This past September pro rifle shooter, Marcus Blanchard, released his Practical Shooter’s Guide. The book illustrates Marcus’s various approaches to obstacles encountered in rifle shooting and practice tips to improve accuracy. The book is written where both competitive shooters and hunters can gain valuable insight into long rang shooting.
Before getting into all the fancy and unconventional stuff, the first few chapters go over basic fundamentals all shooters should get down if they want to master the advanced methods. These fundamentals include Trigger Control, Sight Alignment, Breathing, and Body Position. Marcus does a great job of explaining shooting terms that the average person may not be too familiar with such as ‘Parallax’ and ‘Sight Picture’. Also Marcus does a great job of explaining some tips on how to adjust your sights and control your breathing without actually having a rifle in your hands. For shooters who like to hunt, Marcus briefly goes over his advice on wind dialing and firing through brush.
“Most wasted time is spent on trying to get into the right position for a shot”
In professional rifle matches, you never know what obstacles they are going to throw at you. Because of this, Marcus explains which positions are most efficient for rooftops, reverse rooftops, slops, side slopes, and tank traps. This is the meat and potatoes of the book. Marcus gives a full explanation and reason for which body position to implement for specific obstacles. What is great is that Marcus not only gives one suggestion for each scenario, but multiple ones so the reader can experiment and decide for themselves which one works best for them.
Marcus goes over the importance of overlooked practices such as support-side shooting, bolt manipulation, and magazine changing. These practices are very much ignored because they are not as fun, and Marcus stresses that is the very reason why they need to be practiced. Like before he explains multiple techniques to experiment with so the reader can figure out which one fits their style.
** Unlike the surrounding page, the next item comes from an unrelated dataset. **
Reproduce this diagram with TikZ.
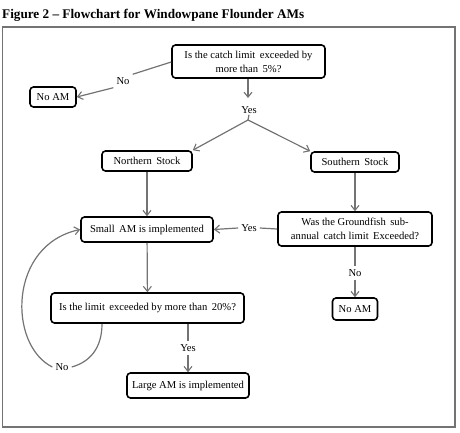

Marcus then goes over the pros and cons of using bags, backpacks, tripods, bipods, and shooting sticks. Marcus makes a good point that some shooters tend to use equipment during competition just because it’s brand new, even though it’s not necessary. Knowing the situations when to use a bag or bipod could be the difference maker in a match.
Matches are won at Home
Marcus goes over his training regimen at the end of his guide. He is a huge proponent of dry-fire practice. The cost of dry-practice is zero, because no ammunition is consumed and there is no travel time required compared to going to a range. During your dry-practice, competitors can practice position prediction to apply all the tips that Marcus explained earlier in his guide. What is practiced in dry fire is later confirmed through live fire at the range. Marcus provides step-by-step drills that competitors can do at the range such as ’12 Second Position Building Drill’, speed drills, and drills to combat nervousness.
Marcus Blanchard’s Practical Shooter’s Guide is an easy-to-read book for competitive shooters and hunters. He goes over basic fundamentals that all shooters should learn before they move on to unconventional tactics. What is great about the book is that Marcus gives several suggestions for each obstacle that challenges the shooter to test each position and decide for themselves, which one works for them. Not everyone can afford each piece of equipment, so Marcus teaches shooters how to make the best of what they got. All tips are supplemented with pictures on what your stance should look like, which helps the reader better understand the concepts. I would recommend this book to any competitive rifle shooter interested in taking their game to the next level, or any new shooter who wants to learn the basics of rifle shooting.